WASHINGTON — An Illinois congressman says he is planning to revisit Yucca Mountain this year as part of an effort to revive the Nevada site for nuclear waste disposal.

Republican Rep. John Shimkus and two other members of the House Energy and Commerce Committee briefly toured Yucca Mountain in April 2011, shortly after the proposed repository area was shut down by the Department of Energy. Shimkus, chairman of the House environment and the economy subcommittee, told Energy Secretary Ernest Moniz at a budget hearing Wednesday he was planning to go back.

Shimkus spokesman Jordan Haverly said travel dates have not been set and planning has not started for the trip. Nye County Commissioner Dan Schinhofen said the county would be happy to host congressional visitors as it did on the previous trip, which included a tour of the county’s “Yucca Mountain Information Center” in Pahrump.

At the hearing, Shimkus asked Moniz for cooperation by the Department of Energy, which still oversees the Yucca site that has been fenced off to visitors and shut down.

“I hope you will give us all opportunity and make it easy for us to get there and get the door open,” Shimkus said.

In 2011 the congressional delegation spent less than an hour at the site, which cost $15,000 to open and prepare for the entourage that also included a dozen staff members and Department of Energy officials. A government contractor checked the site for radon and to ensure the exploratory tunnel into the mountainside was safe even for a short walk.

The lawmakers, who wore hard hats and protective boots, ventured about 30 yards into the tunnel, once the defining feature of the multibillion-dollar program to develop permanent storage for 77,000 tons of highly radioactive waste.

At the time, Sen. Harry Reid and other Nevada lawmakers who oppose Yucca Mountain called the trip a big waste of taxpayer money. That sentiment remains.

“If Mr. Shimkus wants to come spend money in Nevada, then by all means,” Reid spokeswoman Kristen Orthman said. “But what he will find at Yucca Mountain is a boarded-up, closed facility. Yucca Mountain is dead and no amount of visits by Mr. Shimkus and the pro-Yucca fanatics will change that.”

President Barack Obama terminated the program shortly after taking office, and the Department of Energy now focuses on finding interim sites that can hold nuclear waste while it searches for a new repository.
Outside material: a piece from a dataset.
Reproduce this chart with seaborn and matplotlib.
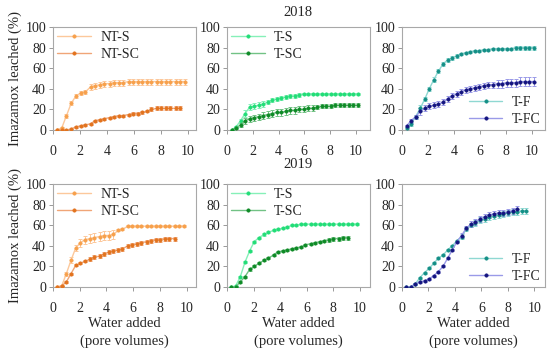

It needs legislation by Congress to shift entirely away from Yucca Mountain.

At the budget hearing Wednesday, Shimkus berated Moniz on the department’s move away from Yucca Mountain, as he does at every opportunity. He said nearly $9 billion the DOE has budgeted for nuclear waste work would be better spent trying to soften Nevada’s long official opposition to the project.

“The administration needs to appreciate there is change occurring in the state of Nevada,” Shimkus said. He pointed to freshman Republican Rep. Cresent Hardy, who said after his election he would support Yucca Mountain “if everything was safe.”

Several weeks later, Hardy told an audience in Pahrump he was “not for or against Yucca Mountain” but “I think we need to be in the game.”

Shimkus said recently released Nuclear Regulatory Commission safety reports showed Yucca Mountain could be safe for nuclear waste. Moniz responded the NRC also reported the project lacked land and water permits necessary to be licensed.